There were a lot of talks on data, big data, cloud data, and scaling Python (to handle big data and data problems). Other examples: A talk on Pypes by Eric Gaumer included a good reminder that big data problems existed in the search engine space long before other kinds of big data became "hot" to work on. Pypes is a quasi-visual toolkit for doing data processing inspired by Yahoo pipes. (The gist being that since a lot of data handling involves discrete steps to clean and transform, you can put these steps into little modules that allow you to view the big picture of what's going on with your data munging.)

Hilary Mason's excellent keynote made a lot of us data geeks happy; she called for programming language evolution to get closer to the data problems, and to be less cryptic when it comes to support for multi-threading and map-reduce strategies needed these days. (I loved her "WTF?" comment on her multithreading code example.) Yelp's "mrjob" library for the cloud might answer some of her issues, but I missed that talk for some reason!

Another talk on big data that was well-tweeted was C. Titus Brown's "Handling Ridiculous Amounts of Data with Probabilistic Data Structures." Slides here - probably requires the video to fully interpret this, at least it does for me (yes, I missed this one too).

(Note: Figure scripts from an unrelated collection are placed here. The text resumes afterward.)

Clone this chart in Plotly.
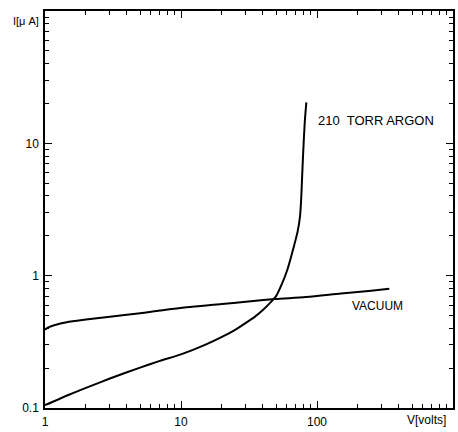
import math
import plotly.graph_objects as go

# Current-voltage characteristics (log-log)
vac_v = [1, 1.03, 1.08, 1.15, 1.3, 1.6, 2, 3, 5, 7, 11, 20, 30, 49, 83, 150, 250, 340]
vac_i = [0.39, 0.40, 0.41, 0.42, 0.435, 0.452, 0.466, 0.49, 0.52, 0.545, 0.577, 0.61, 0.636, 0.665, 0.69, 0.733, 0.77, 0.795]

arg_v = [1, 1.5, 2, 3, 5, 7, 10, 15, 20, 25, 30, 35, 40, 45, 50, 55, 60, 64, 68, 72,
         75, 76.5, 77.5, 79, 81.3, 83.5]
arg_i = [0.105, 0.126, 0.142, 0.167, 0.202, 0.227, 0.254, 0.30, 0.345, 0.39, 0.44, 0.49,
         0.55, 0.62, 0.70, 0.86, 1.08, 1.35, 1.7, 2.15, 2.8, 3.8, 5.2, 8.2, 14.5, 20.4]

x_ticks = [1, 10, 100]
x_tick_text = ["1", "10", "100"]
y_ticks = [0.1, 1, 10]
y_tick_text = ["0.1", "1", "10"]


def minor_vals(lo_exp, hi_exp):
    vals = []
    for e in range(lo_exp, hi_exp):
        for d in range(2, 10):
            vals.append(d * 10 ** e)
    return vals


font = dict(family="Liberation Sans, Arial, sans-serif", color="black")

fig = go.Figure()
fig.add_trace(go.Scatter(x=vac_v, y=vac_i, mode="lines",
                         line=dict(color="black", width=2, shape="spline", smoothing=0.8),
                         name="VACUUM"))
fig.add_trace(go.Scatter(x=arg_v, y=arg_i, mode="lines",
                         line=dict(color="black", width=2, shape="spline", smoothing=0.6),
                         name="210 TORR ARGON"))

axis_common = dict(
    type="log", showgrid=False, zeroline=False,
    showline=True, linecolor="black", linewidth=1.5,
    mirror="ticks", ticks="inside", ticklen=7, tickwidth=1.2, tickcolor="black",
    tickfont=dict(size=12, **font),
)

fig.update_xaxes(range=[0, 3], tickvals=x_ticks, ticktext=x_tick_text,
                 minor=dict(tickvals=minor_vals(0, 3), ticks="inside", ticklen=4,
                            tickwidth=1, tickcolor="black"),
                 ticklabelstandoff=2, **axis_common)
fig.update_yaxes(range=[-1, 2], tickvals=y_ticks, ticktext=y_tick_text,
                 minor=dict(tickvals=minor_vals(-1, 2), ticks="inside", ticklen=4,
                            tickwidth=1, tickcolor="black"),
                 ticklabelstandoff=2, **axis_common)

fig.add_annotation(x=math.log10(98), y=math.log10(14.9), text="210  TORR ARGON",
                   showarrow=False, xanchor="left", yanchor="middle",
                   font=dict(size=13, **font))
fig.add_annotation(x=math.log10(174), y=math.log10(0.59), text="VACUUM",
                   showarrow=False, xanchor="left", yanchor="middle",
                   font=dict(size=12, **font))
fig.add_annotation(xref="paper", yref="paper", x=0.934, y=-0.03, text="V[volts]",
                   showarrow=False, xanchor="center", yanchor="middle",
                   font=dict(size=12, **font))
fig.add_annotation(xref="paper", yref="paper", x=-0.046, y=0.975, text="I[μ A]",
                   showarrow=False, xanchor="center", yanchor="middle",
                   font=dict(size=11, **font))

fig.update_layout(
    width=458, height=432,
    margin=dict(l=45, r=3, t=11, b=19),
    plot_bgcolor="white", paper_bgcolor="white",
    showlegend=False,
)

fig.write_html("out.html")
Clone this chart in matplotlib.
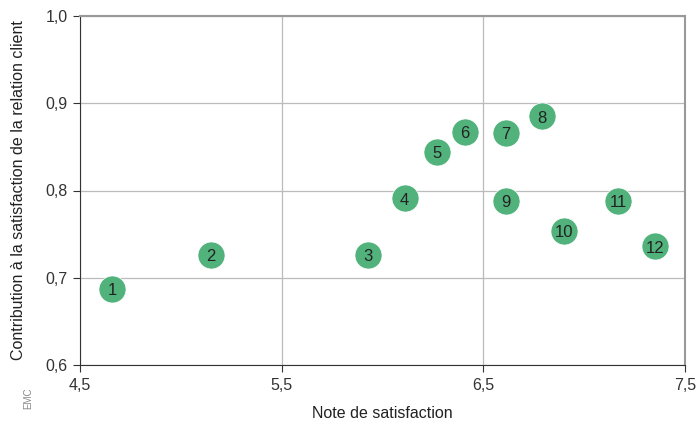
import matplotlib.pyplot as plt

labels = ["1", "2", "3", "4", "5", "6", "7", "8", "9", "10", "11", "12"]
note = [4.66, 5.15, 5.93, 6.11, 6.27, 6.41, 6.61, 6.79, 6.61, 6.90, 7.17, 7.35]
contribution = [0.687, 0.726, 0.726, 0.791, 0.844, 0.867, 0.866, 0.885, 0.788, 0.754, 0.788, 0.736]

xticks = [4.5, 5.5, 6.5, 7.5]
yticks = [0.6, 0.7, 0.8, 0.9, 1.0]

plt.rcParams['font.family'] = ['Liberation Sans', 'DejaVu Sans']

fig = plt.figure(figsize=(6.96, 4.25), dpi=100)
ax = fig.add_axes([80 / 696, 60 / 425, 605 / 696, 349 / 425])

ax.set_xlim(4.5, 7.5)
ax.set_ylim(0.6, 1.0)
ax.set_xticks(xticks)
ax.set_yticks(yticks)
ax.set_xticklabels([str(t).replace(".", ",") for t in xticks], fontsize=11.5, color="#333333")
ax.set_yticklabels([("%.1f" % t).replace(".", ",") for t in yticks], fontsize=11.5, color="#333333")
ax.tick_params(direction="out", length=5, width=0.8, color="#333333", pad=4)
ax.grid(True, color="#bbbbbb", linewidth=0.9)
ax.set_axisbelow(True)

ax.spines["left"].set_color("#333333")
ax.spines["bottom"].set_color("#333333")
ax.spines["top"].set_color("#999999")
ax.spines["right"].set_color("#999999")
ax.spines["top"].set_linewidth(1.5)
ax.spines["right"].set_linewidth(1.5)

ax.scatter(note, contribution, s=380, color="#52b27c", edgecolors="white", linewidths=0.5, zorder=3)
for lab, x, y in zip(labels, note, contribution):
    ax.text(x, y - 0.002, lab, ha="center", va="center", fontsize=12, color="#222222", zorder=4)

ax.set_xlabel("Note de satisfaction", fontsize=11.5, color="#222222", labelpad=10)
ax.set_ylabel("Contribution à la satisfaction de la relation client", fontsize=11.5, color="#222222", labelpad=14)

fig.text(28 / 696, 1 - 398 / 425, "EMC", fontsize=7, color="#888888", ha="center", va="center",
         rotation=90, fontstretch="condensed")

fig.savefig("out.png", dpi=100)
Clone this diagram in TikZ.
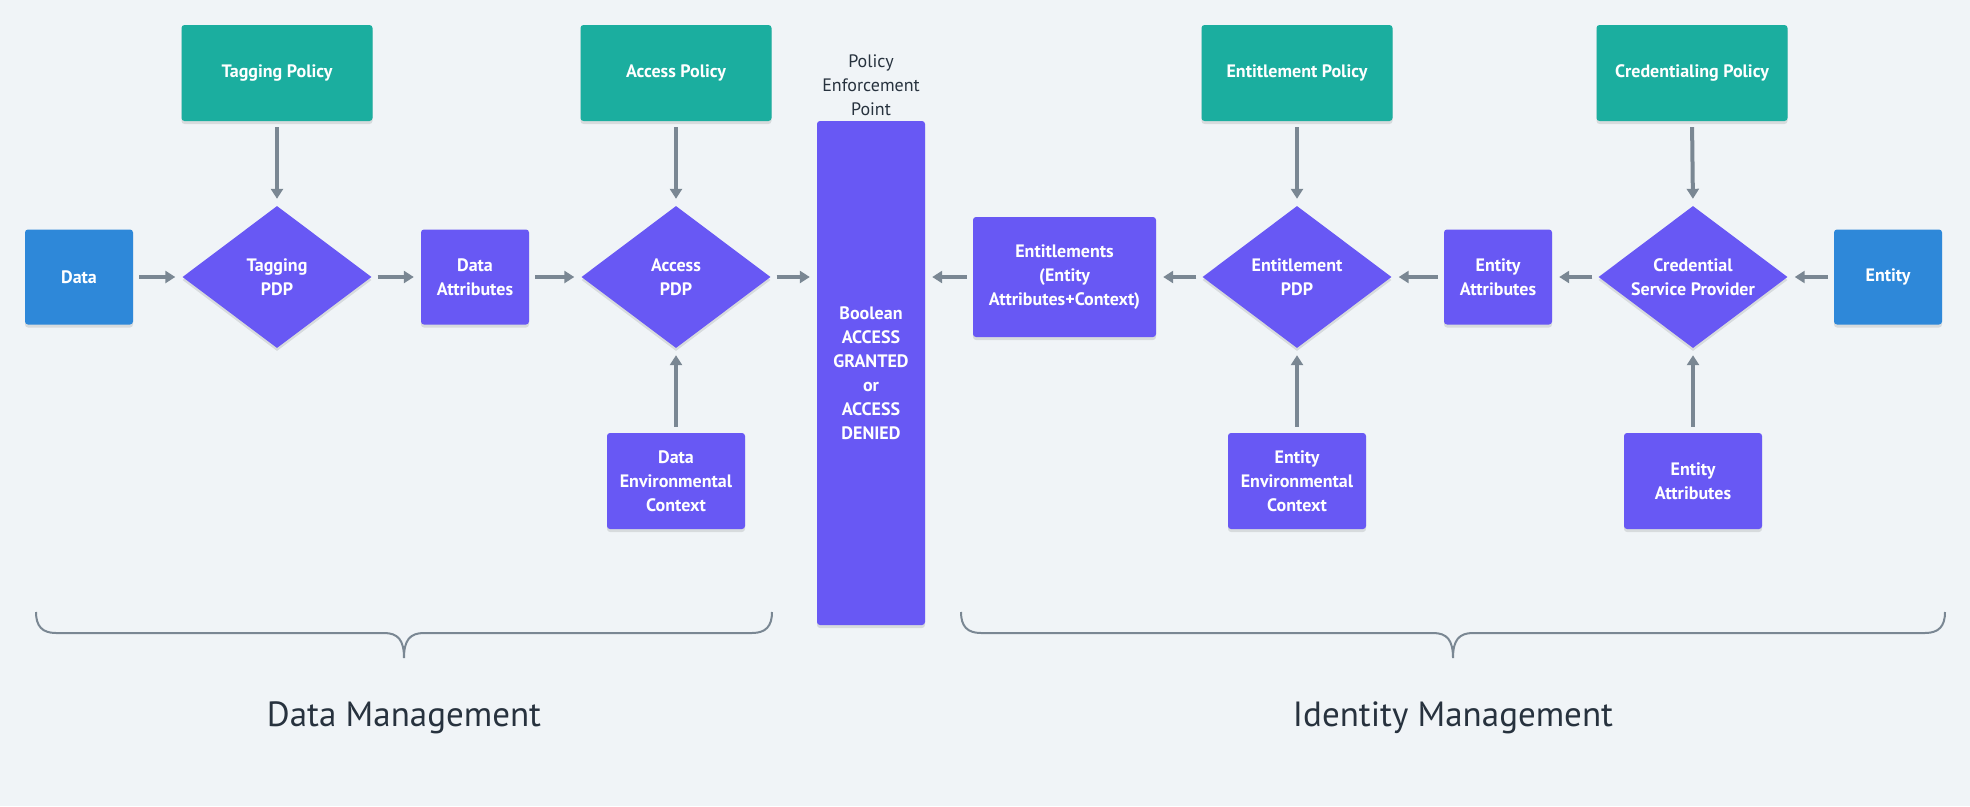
\documentclass[tikz,border=0pt]{standalone}
\usepackage{fontspec}
\setmainfont{PT Sans}
\newfontfamily\nodefont{PT Sans}
\usetikzlibrary{arrows.meta,shapes.geometric,shadows}
\definecolor{bgc}{RGB}{240,244,247}
\definecolor{tealc}{RGB}{27,174,159}
\definecolor{bluec}{RGB}{46,136,217}
\definecolor{purplec}{RGB}{104,88,244}
\definecolor{greyc}{RGB}{122,135,147}
\definecolor{darkc}{RGB}{39,50,62}
\tikzset{
  nodetext/.style={text=white, font=\nodefont\bfseries\fontsize{18}{24}\selectfont, align=center},
  basebox/.style={rectangle, rounded corners=3pt, inner sep=0pt, nodetext,
    drop shadow={shadow xshift=0pt, shadow yshift=-3pt, opacity=0.10, fill=black}},
  policybox/.style={basebox, fill=tealc, minimum width=191pt, minimum height=96pt},
  endbox/.style={basebox, fill=bluec, minimum width=108pt, minimum height=95pt},
  attrbox/.style={basebox, fill=purplec, minimum width=108pt, minimum height=95pt},
  ctxbox/.style={basebox, fill=purplec, minimum width=138pt, minimum height=96pt},
  pdp/.style={diamond, fill=purplec, inner sep=0pt, minimum width=189pt, minimum height=142pt,
    drop shadow={shadow xshift=0pt, shadow yshift=-3pt, opacity=0.10, fill=black}},
  arr/.style={draw=greyc, line width=4pt, -{Triangle[length=10pt,width=12pt]},
    shorten <=6pt, shorten >=7pt},
  bracec/.style={draw=greyc, line width=2pt},
  title/.style={text=darkc, font=\fontsize{35}{40}\selectfont},
}
\begin{document}
\begin{tikzpicture}[x=1pt,y=-1pt]
\fill[bgc] (0,0) rectangle (1970,806);

% policies
\node[policybox] (tpol) at (277,73) {Tagging Policy};
\node[policybox] (apol) at (676,73) {Access Policy};
\node[policybox] (epol) at (1297,73) {Entitlement Policy};
\node[policybox] (cpol) at (1692,73) {Credentialing Policy};

% main row
\node[endbox] (data) at (79,277) {Data};
\node[pdp, label={[nodetext]center:{Tagging\\PDP}}] (tpdp) at (277,277) {};
\node[attrbox] (dattr) at (475,277) {Data\\Attributes};
\node[pdp, label={[nodetext]center:{Access\\PDP}}] (apdp) at (676,277) {};
\node[basebox, fill=purplec, minimum width=108pt, minimum height=504pt] (pep) at (871,373)
  {Boolean\\ACCESS\\GRANTED\\or\\ACCESS\\DENIED};
\node[text=darkc, font=\fontsize{18}{24}\selectfont, align=center] (peplabel) at (871,85)
  {Policy\\Enforcement\\Point};
\node[basebox, fill=purplec, minimum width=183pt, minimum height=120pt] (ent) at (1064.5,277)
  {Entitlements\\(Entity\\Attributes+Context)};
\node[pdp, label={[nodetext]center:{Entitlement\\PDP}}] (epdp) at (1297,277) {};
\node[attrbox] (eattr) at (1498,277) {Entity\\Attributes};
\node[pdp, label={[nodetext]center:{Credential\\Service Provider}}] (csp) at (1693,277) {};
\node[endbox] (entity) at (1888,277) {Entity};

% bottom row
\node[ctxbox] (dctx) at (676,481) {Data\\Environmental\\Context};
\node[ctxbox] (ectx) at (1297,481) {Entity\\Environmental\\Context};
\node[ctxbox] (eattr2) at (1693,481) {Entity\\Attributes};

% connectors
\draw[arr] (data.east) -- (tpdp.west);
\draw[arr] (tpdp.east) -- (dattr.west);
\draw[arr] (dattr.east) -- (apdp.west);
\draw[arr] (apdp.east) -- (pep.west |- apdp.east);
\draw[arr] (ent.west) -- (pep.east |- ent.west);
\draw[arr] (epdp.west) -- (ent.east);
\draw[arr] (eattr.west) -- (epdp.east);
\draw[arr] (csp.west) -- (eattr.east);
\draw[arr] (entity.west) -- (csp.east);

\draw[arr] (tpol.south) -- (tpdp.north);
\draw[arr] (apol.south) -- (apdp.north);
\draw[arr] (epol.south) -- (epdp.north);
\draw[arr] (cpol.south) -- (csp.north);

\draw[arr] (dctx.north) -- (apdp.south);
\draw[arr] (ectx.north) -- (epdp.south);
\draw[arr] (eattr2.north) -- (csp.south);

% braces
\draw[bracec] (36,612) .. controls (36,626) and (42,633) .. (56,633) -- (384,633)
  .. controls (398,633) and (404,640) .. (404,658)
  .. controls (404,640) and (410,633) .. (424,633) -- (752,633)
  .. controls (766,633) and (772,626) .. (772,612);
\draw[bracec] (961,612) .. controls (961,626) and (967,633) .. (981,633) -- (1433,633)
  .. controls (1447,633) and (1453,640) .. (1453,658)
  .. controls (1453,640) and (1459,633) .. (1473,633) -- (1925,633)
  .. controls (1939,633) and (1945,626) .. (1945,612);

\node[title] (dm) at (404,718) {Data Management};
\node[title] (im) at (1453,718) {Identity Management};
\end{tikzpicture}
\end{document}
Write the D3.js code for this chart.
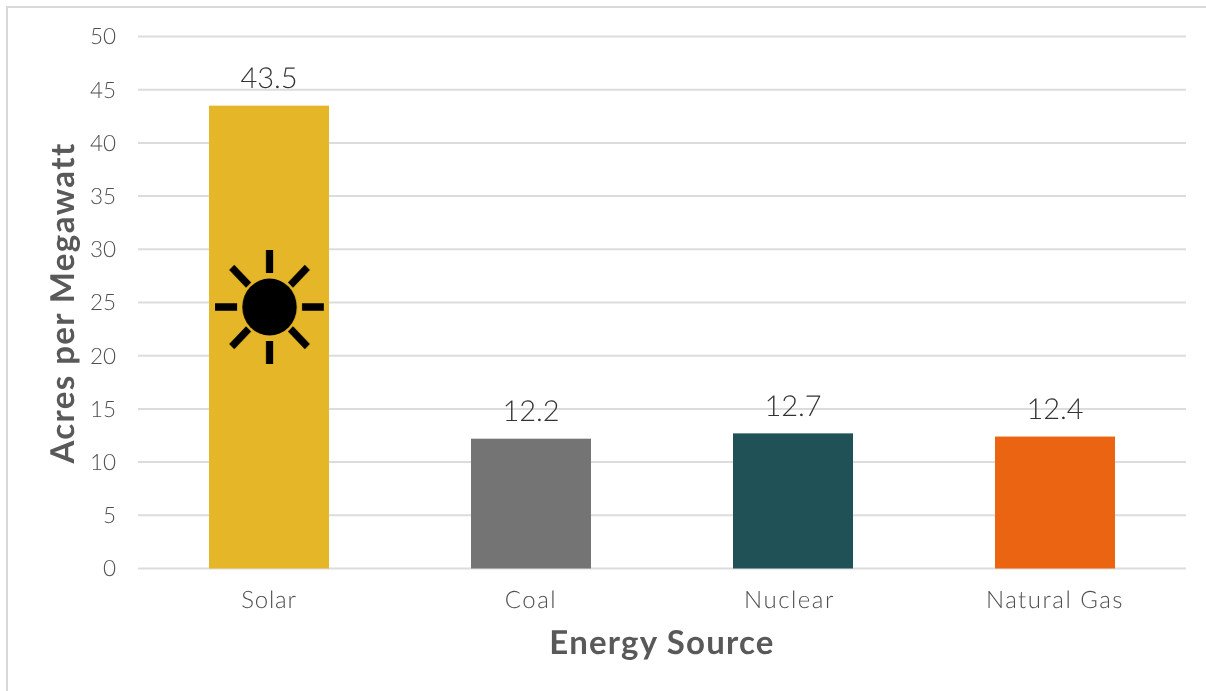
<!DOCTYPE html>
<html>
<head>
<meta charset="utf-8">
<script src="https://cdn.jsdelivr.net/npm/d3@7/dist/d3.min.js"></script>
<style>
html,body{margin:0;padding:0;background:#fff;}
svg{display:block;}
text{font-family:Lato,"Open Sans",sans-serif;text-rendering:geometricPrecision;}
.labels{opacity:.999;}
</style>
</head>
<body>
<svg id="chart" width="1206" height="691"></svg>
<script>
// Land use per megawatt for each energy source
const categories = ["Solar", "Coal", "Nuclear", "Natural Gas"];
const acresPerMegawatt = [43.5, 12.2, 12.7, 12.4];
const barColors = ["#e5b627", "#747474", "#1f5157", "#eb6412"];
const yTicks = [0, 5, 10, 15, 20, 25, 30, 35, 40, 45, 50];

const svg = d3.select("#chart");
const plotLeft = 138, plotRight = 1186, plotTop = 36.5, plotBottom = 568.5;

const x = d3.scaleBand().domain(categories).range([plotLeft, plotRight]).paddingInner(142 / 262).paddingOuter(71 / 262);
const y = d3.scaleLinear().domain([0, 50]).range([plotBottom, plotTop]);

// Chart frame: only the top and left edges fall inside the canvas
svg.append("path")
  .attr("d", d3.line()([[7, 691], [7, 7], [1206, 7]]))
  .attr("fill", "none").attr("stroke", "#d9d9d9").attr("stroke-width", 2);

// Gridlines
svg.append("g").selectAll("line").data(yTicks).join("line")
  .attr("x1", plotLeft).attr("x2", plotRight)
  .attr("y1", d => y(d)).attr("y2", d => y(d))
  .attr("stroke", "#dcdcdc").attr("stroke-width", 2);

// Bars
svg.append("g").selectAll("rect").data(categories).join("rect")
  .attr("x", d => x(d)).attr("width", x.bandwidth())
  .attr("y", (d, i) => y(acresPerMegawatt[i]))
  .attr("height", (d, i) => y(0) - y(acresPerMegawatt[i]))
  .attr("fill", (d, i) => barColors[i]);

const labels = svg.append("g").attr("class", "labels");

// Value axis labels
labels.append("g").selectAll("text").data(yTicks).join("text")
  .attr("x", 116).attr("y", d => y(d)).attr("dy", "0.35em")
  .attr("text-anchor", "end").attr("font-size", 22.5).attr("font-weight", 300)
  .attr("fill", "#4f4f4f").text(d => d);

// Value labels above bars
labels.append("g").selectAll("text").data(categories).join("text")
  .attr("x", d => x(d) + x.bandwidth() / 2)
  .attr("y", (d, i) => y(acresPerMegawatt[i]) - 17.5)
  .attr("text-anchor", "middle").attr("font-size", 29).attr("font-weight", 300)
  .attr("fill", "#333").text((d, i) => acresPerMegawatt[i].toFixed(1));

// Category labels
labels.append("g").selectAll("text").data(categories).join("text")
  .attr("x", d => x(d) + x.bandwidth() / 2 + (d === "Nuclear" ? -3.5 : 0)).attr("y", 608)
  .attr("text-anchor", "middle").attr("font-size", 24).attr("font-weight", 300)
  .attr("letter-spacing", d => d === "Solar" ? 0.8 : 1.5)
  .attr("fill", "#4f4f4f").text(d => d);

// Axis titles
labels.append("text")
  .attr("x", 662).attr("y", 654).attr("text-anchor", "middle")
  .attr("font-size", 33).attr("font-weight", 700).attr("fill", "#595959")
  .attr("letter-spacing", 1.2)
  .text("Energy Source");
labels.append("text")
  .attr("transform", "translate(74,303) rotate(-90)").attr("text-anchor", "middle")
  .attr("font-size", 33).attr("font-weight", 700).attr("fill", "#595959")
  .attr("letter-spacing", 1.4)
  .text("Acres per Megawatt");

// Sun icon over the solar bar
const sun = svg.append("g").attr("transform", `translate(${x("Solar") + x.bandwidth() / 2 + 0.5},307) scale(0.955,1)`);
sun.append("circle").attr("r", 28.5).attr("fill", "#000");
d3.range(8).forEach(i => {
  sun.append("rect")
    .attr("x", -3.75).attr("y", i % 2 ? -56 : -57).attr("width", 7.5).attr("height", i % 2 ? 25 : 23)
    .attr("transform", `rotate(${i * 45})`)
    .attr("fill", "#000");
});
</script>
</body>
</html>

Not all talks were excellent, of course. My linguistics degrees got grouchy during one on the linguistics of twitter -- or maybe it was my geeky side asking "what can I do with this?" Some talks were nice surprises, too, kind of the point of going to conferences! Based on lunch table happenstance, I ended up going to a Blender API talk by Chris Allan Webber, a subject about which I knew zilch. Blender is apparently beefing up its API for external calls and automation; as a visualization person, I'm interested in tools that I can "drive" with data as input. I have big hopes for the evolution of and Nodebox2, two pythonic visualization options, but I am not sure they're there yet for me as a data vis person.

My sad female nerd note: I was one of 3 women in the Machine Learning tutorial. Out of perhaps 40? I later heard via Twitter a guess that there were only 8% women at the conference as a whole, based on t-shirt orders. I loved Hilary's talk, but was a bit bummed out by the Dropbox keynote that featured the social network of "friends of Arash" who started that company -- yeah, all men.

A final comment for any UX folks reading this: This would've been a great audience for a talk on UI design in open source, or UI design for Python UI's. There were a lot of companies presenting: Dropbox did their "we use Python" talk; Evite apparently has rewritten their entire java backend in Python; Threadless, a sponsor, is all Python... One of the reasons for its growth at these companies is the ease of writing things fast in Python; the "prototype and iterate" philosophy showed up over and over in various presentations as a real strength of Python. As a light coder myself, I can't agree more. I was there as a data-oriented geek, but I saw UX opportunity everywhere, for the right kinds of UX folks.